(Continued from December 20, 2011)
The City Hotel, where James Stuart stayed on his first visit to New York City last year had another guest now in 1829. John Lansing, Jr.'s family was old Albany aristocracy, dating back to the 1660s. The 75-year-old retired jurist had been an ensign in the American Revolution, where he served as secretary to General Philip Schuyler. After the war he'd been elected to the state assembly, in the late 1780s serving simultaneously as speaker and as Albany's mayor. He'd also been a delegate to the U. S. Constitutional Convention in Philadelphia but, not having a clear mandate from the state, leaving before ratification. He'd gone on to serve on the state supreme court then accepted the post of Chancellor of New York State, retiring in 1814. Through the years he'd acquired large sections of land north of Troy (today's Lansingburgh) and in the Schoharie River valley to the west of Schenectady.
It's possible that over the past year or two he'd come across news items in the overseas section of New York newspapers back in January referring to an execution in Edinburgh. Huge crowds gathered on the 28th to watch Irish-born peddler William Burke exterminated. It had been discovered that in the past year his primary stock in trade was dead people. Working with lodging house keeper William Hare, he'd taken the body of an elderly lodger and selling it to a local surgeon who ran dissecting rooms for the training of doctors. The seven-plus pounds sterling they were paid for the corpse brought out the entrepreneurial spirit in the pair and they'd soon sold another sixteen of the newly-departed, mostly women. Newly-departed that is at the hands of the two men.
When their lethal venture was discovered and the two arrested, Hare agreed to a plea bargain offer and was spirited away to protect him against mob violence. Burke's more violent and final departure delighted the huge crowds - some estimates put the number at close to 40,000 - gathered for the public execution. After Burke danced on air for a short while he had one more service to perform for the medical profession. The body was taken to the medical school rooms where a number of doctors examined the corpse - some making sketches - then a number of students were allowed in to watch as the top of the dead man's head was surgically removed for a lesson on the human brain. Other young fans of the anatomical arts, kept out of the building for lack of space, began attacking the police and it wasn't until the town council intervened and promised everyone a good look that order was restored.

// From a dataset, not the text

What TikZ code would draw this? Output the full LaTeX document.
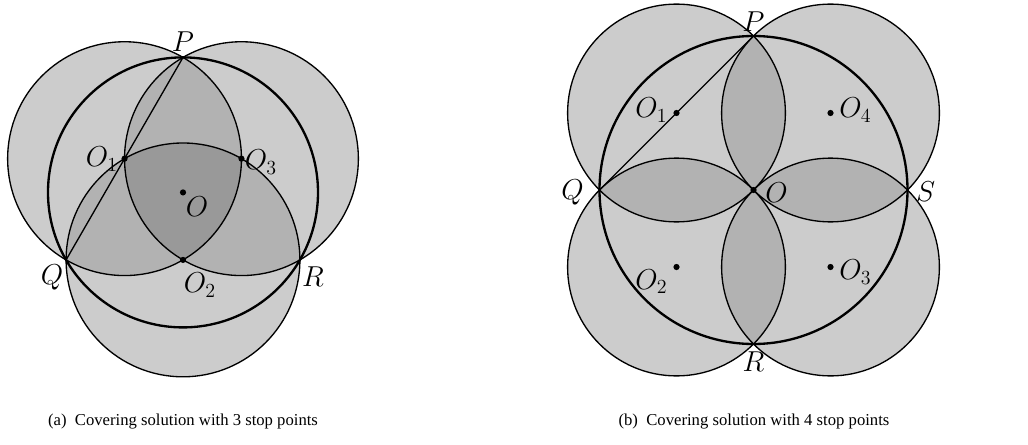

Violent death was no stranger to New Yorkers, but the news from Scotland had put people on edge. As the Manhattan diarist calling himself Octogenarian noted, "With Burke's deeds fresh in memory, it was easy to connect horrid imaginings with the stories, either true or false, of unexplained disappearances in New York, and thus a great excitement and wide-spread terror were engendered. Women and children never ventured forth alone after nightfall, and citizens generally were armed during their evening walks, though only with heavy sticks."
Meanwhile, judge John Lansing was preparing to return to Albany in time for the holidays. On December 12th he walked out of the City Hotel to mail some letters. He was never seen again.